USA Today
January 7, 1987

He was 'Perfect' for the role
By Tom Green - USA Today

HOLLYWOOD - Who would have bet a Mypos dime that Mark Linn-Baker had the comic muscle to keep Perfect Strangers from becoming The Bronson Pinchot Show?

The ABC series (tonight, 8 EST/PST) was developed as a vehicle for Pinchot, the two-minute sensation from Beverly Hills Cop.  Enter the unassuming Linn-Baker, who appeared in Broadway's Doonesbury, just in from New York.

"Bronson's character was this total innocent who was blindly in love with everything," says Linn-Baker (the hyphenated name was necessary because Hollywood already had a Mark Baker).  The initial impulse was for my character to be really jaded and totally suspect of what is American.

"Then we came up with somebody who is equally innocent but more in tune with what is American.  And it turned into -- hopefully -- a classic comedy team along the lines of Burns and Allen or Laurel and Hardy."

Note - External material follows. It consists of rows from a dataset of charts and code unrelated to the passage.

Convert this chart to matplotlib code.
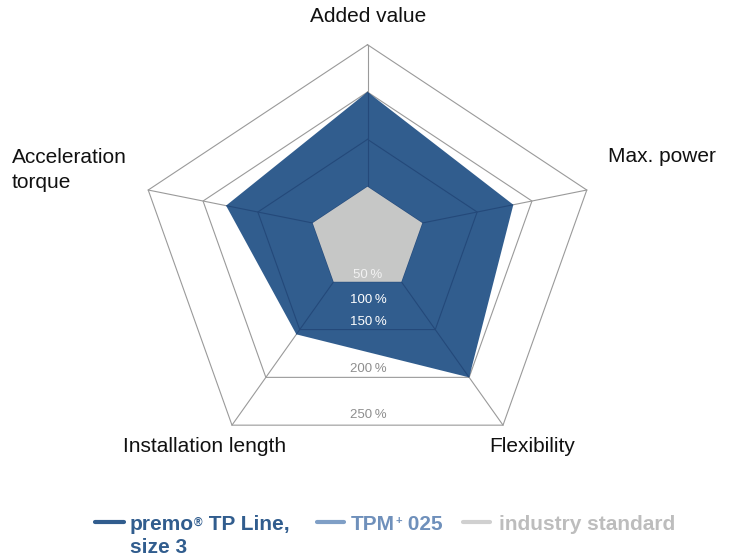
import numpy as np
import matplotlib.pyplot as plt
from matplotlib.lines import Line2D

plt.rcParams["font.family"] = ["Liberation Sans", "DejaVu Sans"]

W, H = 735, 557

categories = ["Added value", "Max. power", "Flexibility", "Installation length", "Acceleration\ntorque"]
premo_values = [200, 183, 200, 155, 179]
industry_values = [100, 100, 100, 100, 100]
ring_levels = [100, 150, 200, 250]
scale_labels = ["50\u2009%", "100\u2009%", "150\u2009%", "200\u2009%", "250\u2009%"]
r_min, r_max = 50, 250

BLUE = "#315d8e"
BLUE_DARK = "#24497a"
BLUE_LIGHT = "#7f9fc6"
GREY_FILL = "#c6c7c6"
GRID = "#9a9a9a"

# the web is drawn with a slight perspective: wider than tall, centre raised
stretch_x, stretch_y, tilt = 1.218, 1.111, 0.111
angles = np.arange(len(categories)) * 2 * np.pi / len(categories)


def to_xy(values):
    r = (np.asarray(values, dtype=float) - r_min) / (r_max - r_min)
    x = r * stretch_x * np.sin(angles)
    y = r * (stretch_y * np.cos(angles) - tilt)
    return np.append(x, x[0]), np.append(y, y[0])


def px(x, y):
    return x / W, 1 - y / H


fig = plt.figure(figsize=(W / 100, H / 100), dpi=100)
ax = fig.add_axes([0, 0, 1, 1])
unit = 189.3
cx, cy = 367.5, 234
ax.set_xlim(-cx / unit, (W - cx) / unit)
ax.set_ylim(-(H - cy) / unit, cy / unit)
ax.axis("off")

# web: rings and spokes
def draw_web(color, zorder, clip=None):
    lines = []
    for lvl in ring_levels:
        x, y = to_xy([lvl] * len(categories))
        lines += ax.plot(x, y, color=color, lw=0.8, zorder=zorder)
    ox, oy = to_xy([r_max] * len(categories))
    for i in range(len(categories)):
        lines += ax.plot([0, ox[i]], [0, oy[i]], color=color, lw=0.8, zorder=zorder)
    if clip is not None:
        for ln in lines:
            ln.set_clip_path(clip)


draw_web(GRID, 1)
px_, py_ = to_xy(premo_values)
premo_patch = ax.fill(px_, py_, color=BLUE, lw=0, zorder=2)[0]
draw_web(BLUE_DARK, 3, clip=premo_patch)
ix, iy = to_xy(industry_values)
ax.fill(ix, iy, color=GREY_FILL, lw=0, zorder=4)

# scale labels
label_y = [275, 300, 322.3, 369.3, 415]
label_colors = ["#f2f2f2", "white", "white", "#8e8e8e", "#8e8e8e"]
for s, yy, c in zip(scale_labels, label_y, label_colors):
    fig.text(*px(368, yy), s, ha="center", va="center", fontsize=9.5, color=c, zorder=5)

# category labels
cat_pos = [(368, 17, "center"), (662, 157, "center"), (532, 446, "center"),
           (205, 446, "center"), (12, 170, "left")]
for name, (x, y, ha) in zip(categories, cat_pos):
    fig.text(*px(x, y), name, ha=ha, va="center", fontsize=15, color="#111111",
             linespacing=1.45)

# legend
def legend_line(x0, x1, y, color):
    fig.add_artist(Line2D([x0 / W, x1 / W], [1 - y / H] * 2, color=color, lw=3,
                          solid_capstyle="round"))


legend_line(95, 124, 522, BLUE)
t1 = fig.text(*px(130, 530), "premo", fontsize=15, weight="bold", color=BLUE, va="baseline")
t2 = ax.annotate("®", xy=(1, 0.93), xycoords=t1, va="top", fontsize=8.5,
                 weight="bold", color=BLUE)
ax.annotate(" TP Line,", xy=(1, 0), xycoords=(t2, t1), va="bottom", fontsize=15,
            weight="bold", color=BLUE)
fig.text(*px(130, 553), "size 3", fontsize=15, weight="bold", color=BLUE, va="baseline")

legend_line(317, 344, 522, BLUE_LIGHT)
t4 = fig.text(*px(351, 530), "TPM", fontsize=15, weight="bold", color="#6f90bb", va="baseline")
t5 = ax.annotate("+", xy=(1, 0.93), xycoords=t4, va="top", fontsize=8,
                 weight="bold", color="#6f90bb")
ax.annotate(" 025", xy=(1, 0), xycoords=(t5, t4), va="bottom", fontsize=15,
            weight="bold", color="#6f90bb")

legend_line(463, 490, 522, "#d0d0d0")
fig.text(*px(499, 530), "industry standard", fontsize=15, weight="bold",
         color="#bdbdbd", va="baseline")

fig.savefig("out.png", dpi=100)
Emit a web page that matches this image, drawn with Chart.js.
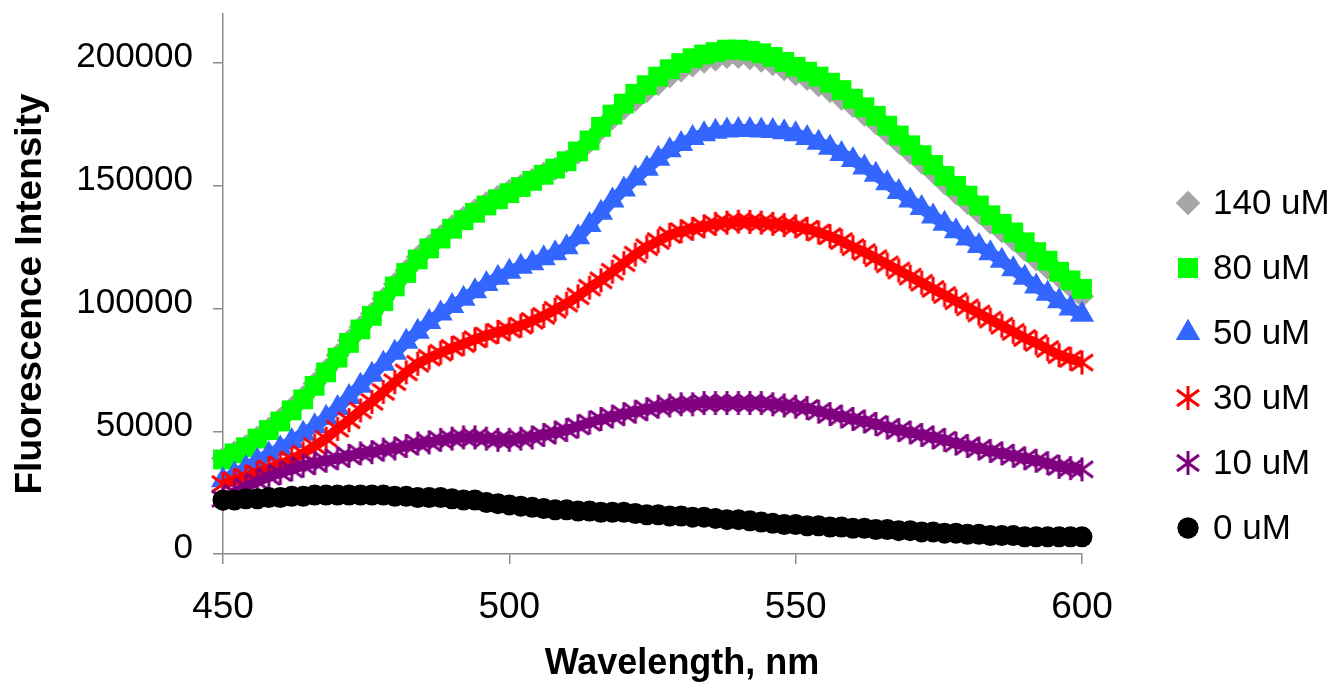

The show has turned into a hit for beleaguered ABC.  Audiences have embraced Linn-Baker as the overwhelmed cousin of Pinchot, a shepherd from the island of Mypos.  Suddenly, the quiet pantomimist from Yale Repertory Theatre is caught up in the whirlwind of a TV series.

But Linn-Baker is sticking to his stage-trained ways.  His one concession to a California lifestyle: A car.

"The biggest change in my life . . . is that I never have to pay for a cup of coffee.  Wherever I go, the coffee is free."